What needs to be done:
Return all the data below as it stands, minus the pictures.
___
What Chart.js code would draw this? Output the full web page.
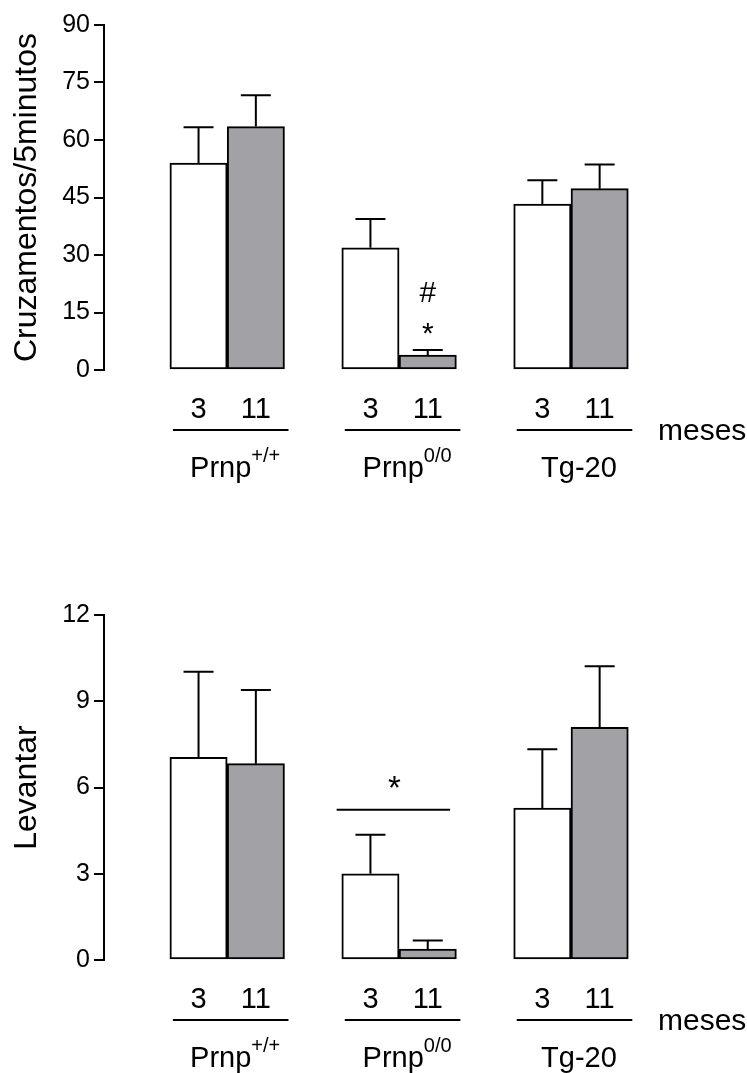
<!DOCTYPE html>
<html lang="pt-br">
<head>
  <meta charset="UTF-8" />
  <title>Cruzamentos e Levantar</title>
  <script src="https://cdn.jsdelivr.net/npm/chart.js"></script>
  <style>
    body { margin: 0; background: #fff; }
    .painel { position: absolute; left: 0; width: 747px; }
  </style>
</head>
<body>
  <div class="painel" style="top:0;height:590px"><canvas id="graficoCruz"></canvas></div>
  <div class="painel" style="top:590px;height:483px"><canvas id="graficoLev"></canvas></div>

  <script>
    // grupos e idades (meses)
    const grupos = ["Prnp", "Prnp", "Tg-20"];
    const expoentes = ["+/+", "0/0", ""];
    const idades = ["3", "11"];

    // Cruzamentos/5minutos
    const cruz3 = [54, 31.9, 43.3];
    const cruz11 = [63.5, 3.9, 47.3];
    const cruzErro3 = [9.3, 7.5, 6.2];
    const cruzErro11 = [8.2, 1.3, 6.3];
    const ticksCruz = [0, 15, 30, 45, 60, 75, 90];

    // Levantar
    const lev3 = [7.05, 3.0, 5.28];
    const lev11 = [6.83, 0.38, 8.09];
    const levErro3 = [2.98, 1.36, 2.05];
    const levErro11 = [2.56, 0.3, 2.13];
    const ticksLev = [0, 3, 6, 9, 12];

    const fonte = "'Liberation Sans', Arial, Helvetica, sans-serif";
    const cinza = "#a2a1a6";
    Chart.defaults.font.family = fonte;
    Chart.defaults.color = "#000";

    function textoCentrado(ctx, t, x, y) {
      const m = ctx.measureText(t);
      ctx.fillText(t, x, y + (m.actualBoundingBoxAscent - m.actualBoundingBoxDescent) / 2);
    }

    const erroPlugin = {
      id: "erros",
      afterDatasetsDraw(chart) {
        const ctx = chart.ctx;
        const y = chart.scales.y;
        ctx.save();
        ctx.strokeStyle = "#000";
        ctx.lineWidth = 2;
        chart.data.datasets.forEach((ds, i) => {
          chart.getDatasetMeta(i).data.forEach((bar, j) => {
            const topo = y.getPixelForValue(ds.data[j].y + ds.erros[j]);
            ctx.beginPath();
            ctx.moveTo(bar.x, bar.y);
            ctx.lineTo(bar.x, topo);
            ctx.moveTo(bar.x - 15, topo);
            ctx.lineTo(bar.x + 15, topo);
            ctx.stroke();
          });
        });
        ctx.restore();
      }
    };

    const rotulosPlugin = {
      id: "rotulos",
      afterDraw(chart, args, opts) {
        const ctx = chart.ctx;
        const x = chart.scales.x;
        const y = chart.scales.y;
        const base = chart.chartArea.bottom;
        ctx.save();
        ctx.fillStyle = "#000";
        ctx.strokeStyle = "#000";
        ctx.lineWidth = 2;
        ctx.textBaseline = "alphabetic";

        grupos.forEach((nome, g) => {
          ctx.font = "29px " + fonte;
          ctx.textAlign = "center";
          idades.forEach((idade, k) => {
            ctx.fillText(idade, x.getPixelForValue(g * 3 + k), base + 48);
          });

          // linha do grupo
          ctx.beginPath();
          ctx.moveTo(x.getPixelForValue(g * 3 - 0.5) + 3, base + 60);
          ctx.lineTo(x.getPixelForValue(g * 3 + 1.5) + 4, base + 60);
          ctx.stroke();

          // nome do grupo com expoente
          ctx.textAlign = "left";
          ctx.font = "29px " + fonte;
          const w1 = ctx.measureText(nome).width;
          ctx.font = "20px " + fonte;
          const w2 = ctx.measureText(expoentes[g]).width;
          const cx = x.getPixelForValue(g * 3 + 0.5) + 8;
          const x0 = cx - (w1 + w2) / 2;
          ctx.font = "29px " + fonte;
          ctx.fillText(nome, x0, base + 107);
          ctx.font = "20px " + fonte;
          ctx.fillText(expoentes[g], x0 + w1, base + 92);
        });

        ctx.font = "30px " + fonte;
        ctx.textAlign = "left";
        ctx.fillText("meses", chart.chartArea.right - 19, base + 70);

        // marcas de significância
        (opts.notas || []).forEach(n => {
          ctx.font = n.tamanho + "px " + fonte;
          ctx.textAlign = "center";
          textoCentrado(ctx, n.texto, x.getPixelForValue(n.x), y.getPixelForValue(n.y));
        });
        if (opts.linha) {
          const ly = y.getPixelForValue(opts.linha.y);
          ctx.beginPath();
          ctx.moveTo(x.getPixelForValue(opts.linha.de), ly);
          ctx.lineTo(x.getPixelForValue(opts.linha.ate), ly);
          ctx.stroke();
        }
        ctx.restore();
      }
    };

    function montarGrafico(id, titulo, v3, v11, e3, e11, ticks, padBaixo, rotulos) {
      const barra = {
        borderColor: "#000",
        borderWidth: 2,
        borderSkipped: false,
        grouped: false,
        barPercentage: 1,
        categoryPercentage: 1
      };
      return new Chart(document.getElementById(id), {
        type: "bar",
        data: {
          datasets: [
            Object.assign({ label: idades[0], data: v3.map((v, g) => ({ x: g * 3, y: v })), erros: e3, backgroundColor: "#fff" }, barra),
            Object.assign({ label: idades[1], data: v11.map((v, g) => ({ x: g * 3 + 1, y: v })), erros: e11, backgroundColor: cinza }, barra)
          ]
        },
        options: {
          responsive: true,
          maintainAspectRatio: false,
          animation: false,
          layout: { padding: { top: 25, bottom: padBaixo, left: 0, right: 70 } },
          plugins: {
            legend: { display: false },
            tooltip: { enabled: false },
            rotulos: rotulos
          },
          scales: {
            x: {
              type: "linear",
              min: -1.65,
              max: 8.35,
              offset: false,
              display: false,
              grid: { offset: false },
              ticks: { stepSize: 1, includeBounds: false }
            },
            y: {
              min: ticks[0],
              max: ticks[ticks.length - 1],
              afterBuildTicks: s => { s.ticks = ticks.map(v => ({ value: v })); },
              afterFit: s => { s.width = 104; },
              border: { display: true, color: "#000", width: 2 },
              grid: { drawOnChartArea: false, color: "#000", lineWidth: 2, tickLength: 10 },
              ticks: { color: "#000", font: { size: 25 }, padding: 4 },
              title: { display: true, text: titulo, color: "#000", font: { size: 32 }, padding: { top: 8, bottom: 0 } }
            }
          }
        },
        plugins: [erroPlugin, rotulosPlugin]
      });
    }

    montarGrafico("graficoCruz", "Cruzamentos/5minutos", cruz3, cruz11, cruzErro3, cruzErro11, ticksCruz, 220, {
      notas: [
        { texto: "#", x: 4, y: 20.3, tamanho: 30 },
        { texto: "*", x: 4, y: 10.9, tamanho: 30 }
      ]
    });

    montarGrafico("graficoLev", "Levantar", lev3, lev11, levErro3, levErro11, ticksLev, 113, {
      notas: [{ texto: "*", x: 3.42, y: 6.19, tamanho: 33 }],
      linha: { de: 2.41, ate: 4.39, y: 5.23 }
    });
  </script>
</body>
</html>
___
Result of this task:
What Chart.js code would draw this? Output the full web page.
<!DOCTYPE html>
<html lang="pt-br">
<head>
  <meta charset="UTF-8" />
  <title>Cruzamentos e Levantar</title>
  <script src="https://cdn.jsdelivr.net/npm/chart.js"></script>
  <style>
    body { margin: 0; background: #fff; }
    .painel { position: absolute; left: 0; width: 747px; }
  </style>
</head>
<body>
  <div class="painel" style="top:0;height:590px"><canvas id="graficoCruz"></canvas></div>
  <div class="painel" style="top:590px;height:483px"><canvas id="graficoLev"></canvas></div>

  <script>
    // grupos e idades (meses)
    const grupos = ["Prnp", "Prnp", "Tg-20"];
    const expoentes = ["+/+", "0/0", ""];
    const idades = ["3", "11"];

    // Cruzamentos/5minutos
    const cruz3 = [54, 31.9, 43.3];
    const cruz11 = [63.5, 3.9, 47.3];
    const cruzErro3 = [9.3, 7.5, 6.2];
    const cruzErro11 = [8.2, 1.3, 6.3];
    const ticksCruz = [0, 15, 30, 45, 60, 75, 90];

    // Levantar
    const lev3 = [7.05, 3.0, 5.28];
    const lev11 = [6.83, 0.38, 8.09];
    const levErro3 = [2.98, 1.36, 2.05];
    const levErro11 = [2.56, 0.3, 2.13];
    const ticksLev = [0, 3, 6, 9, 12];

    const fonte = "'Liberation Sans', Arial, Helvetica, sans-serif";
    const cinza = "#a2a1a6";
    Chart.defaults.font.family = fonte;
    Chart.defaults.color = "#000";

    function textoCentrado(ctx, t, x, y) {
      const m = ctx.measureText(t);
      ctx.fillText(t, x, y + (m.actualBoundingBoxAscent - m.actualBoundingBoxDescent) / 2);
    }

    const erroPlugin = {
      id: "erros",
      afterDatasetsDraw(chart) {
        const ctx = chart.ctx;
        const y = chart.scales.y;
        ctx.save();
        ctx.strokeStyle = "#000";
        ctx.lineWidth = 2;
        chart.data.datasets.forEach((ds, i) => {
          chart.getDatasetMeta(i).data.forEach((bar, j) => {
            const topo = y.getPixelForValue(ds.data[j].y + ds.erros[j]);
            ctx.beginPath();
            ctx.moveTo(bar.x, bar.y);
            ctx.lineTo(bar.x, topo);
            ctx.moveTo(bar.x - 15, topo);
            ctx.lineTo(bar.x + 15, topo);
            ctx.stroke();
          });
        });
        ctx.restore();
      }
    };

    const rotulosPlugin = {
      id: "rotulos",
      afterDraw(chart, args, opts) {
        const ctx = chart.ctx;
        const x = chart.scales.x;
        const y = chart.scales.y;
        const base = chart.chartArea.bottom;
        ctx.save();
        ctx.fillStyle = "#000";
        ctx.strokeStyle = "#000";
        ctx.lineWidth = 2;
        ctx.textBaseline = "alphabetic";

        grupos.forEach((nome, g) => {
          ctx.font = "29px " + fonte;
          ctx.textAlign = "center";
          idades.forEach((idade, k) => {
            ctx.fillText(idade, x.getPixelForValue(g * 3 + k), base + 48);
          });

          // linha do grupo
          ctx.beginPath();
          ctx.moveTo(x.getPixelForValue(g * 3 - 0.5) + 3, base + 60);
          ctx.lineTo(x.getPixelForValue(g * 3 + 1.5) + 4, base + 60);
          ctx.stroke();

          // nome do grupo com expoente
          ctx.textAlign = "left";
          ctx.font = "29px " + fonte;
          const w1 = ctx.measureText(nome).width;
          ctx.font = "20px " + fonte;
          const w2 = ctx.measureText(expoentes[g]).width;
          const cx = x.getPixelForValue(g * 3 + 0.5) + 8;
          const x0 = cx - (w1 + w2) / 2;
          ctx.font = "29px " + fonte;
          ctx.fillText(nome, x0, base + 107);
          ctx.font = "20px " + fonte;
          ctx.fillText(expoentes[g], x0 + w1, base + 92);
        });

        ctx.font = "30px " + fonte;
        ctx.textAlign = "left";
        ctx.fillText("meses", chart.chartArea.right - 19, base + 70);

        // marcas de significância
        (opts.notas || []).forEach(n => {
          ctx.font = n.tamanho + "px " + fonte;
          ctx.textAlign = "center";
          textoCentrado(ctx, n.texto, x.getPixelForValue(n.x), y.getPixelForValue(n.y));
        });
        if (opts.linha) {
          const ly = y.getPixelForValue(opts.linha.y);
          ctx.beginPath();
          ctx.moveTo(x.getPixelForValue(opts.linha.de), ly);
          ctx.lineTo(x.getPixelForValue(opts.linha.ate), ly);
          ctx.stroke();
        }
        ctx.restore();
      }
    };

    function montarGrafico(id, titulo, v3, v11, e3, e11, ticks, padBaixo, rotulos) {
      const barra = {
        borderColor: "#000",
        borderWidth: 2,
        borderSkipped: false,
        grouped: false,
        barPercentage: 1,
        categoryPercentage: 1
      };
      return new Chart(document.getElementById(id), {
        type: "bar",
        data: {
          datasets: [
            Object.assign({ label: idades[0], data: v3.map((v, g) => ({ x: g * 3, y: v })), erros: e3, backgroundColor: "#fff" }, barra),
            Object.assign({ label: idades[1], data: v11.map((v, g) => ({ x: g * 3 + 1, y: v })), erros: e11, backgroundColor: cinza }, barra)
          ]
        },
        options: {
          responsive: true,
          maintainAspectRatio: false,
          animation: false,
          layout: { padding: { top: 25, bottom: padBaixo, left: 0, right: 70 } },
          plugins: {
            legend: { display: false },
            tooltip: { enabled: false },
            rotulos: rotulos
          },
          scales: {
            x: {
              type: "linear",
              min: -1.65,
              max: 8.35,
              offset: false,
              display: false,
              grid: { offset: false },
              ticks: { stepSize: 1, includeBounds: false }
            },
            y: {
              min: ticks[0],
              max: ticks[ticks.length - 1],
              afterBuildTicks: s => { s.ticks = ticks.map(v => ({ value: v })); },
              afterFit: s => { s.width = 104; },
              border: { display: true, color: "#000", width: 2 },
              grid: { drawOnChartArea: false, color: "#000", lineWidth: 2, tickLength: 10 },
              ticks: { color: "#000", font: { size: 25 }, padding: 4 },
              title: { display: true, text: titulo, color: "#000", font: { size: 32 }, padding: { top: 8, bottom: 0 } }
            }
          }
        },
        plugins: [erroPlugin, rotulosPlugin]
      });
    }

    montarGrafico("graficoCruz", "Cruzamentos/5minutos", cruz3, cruz11, cruzErro3, cruzErro11, ticksCruz, 220, {
      notas: [
        { texto: "#", x: 4, y: 20.3, tamanho: 30 },
        { texto: "*", x: 4, y: 10.9, tamanho: 30 }
      ]
    });

    montarGrafico("graficoLev", "Levantar", lev3, lev11, levErro3, levErro11, ticksLev, 113, {
      notas: [{ texto: "*", x: 3.42, y: 6.19, tamanho: 33 }],
      linha: { de: 2.41, ate: 4.39, y: 5.23 }
    });
  </script>
</body>
</html>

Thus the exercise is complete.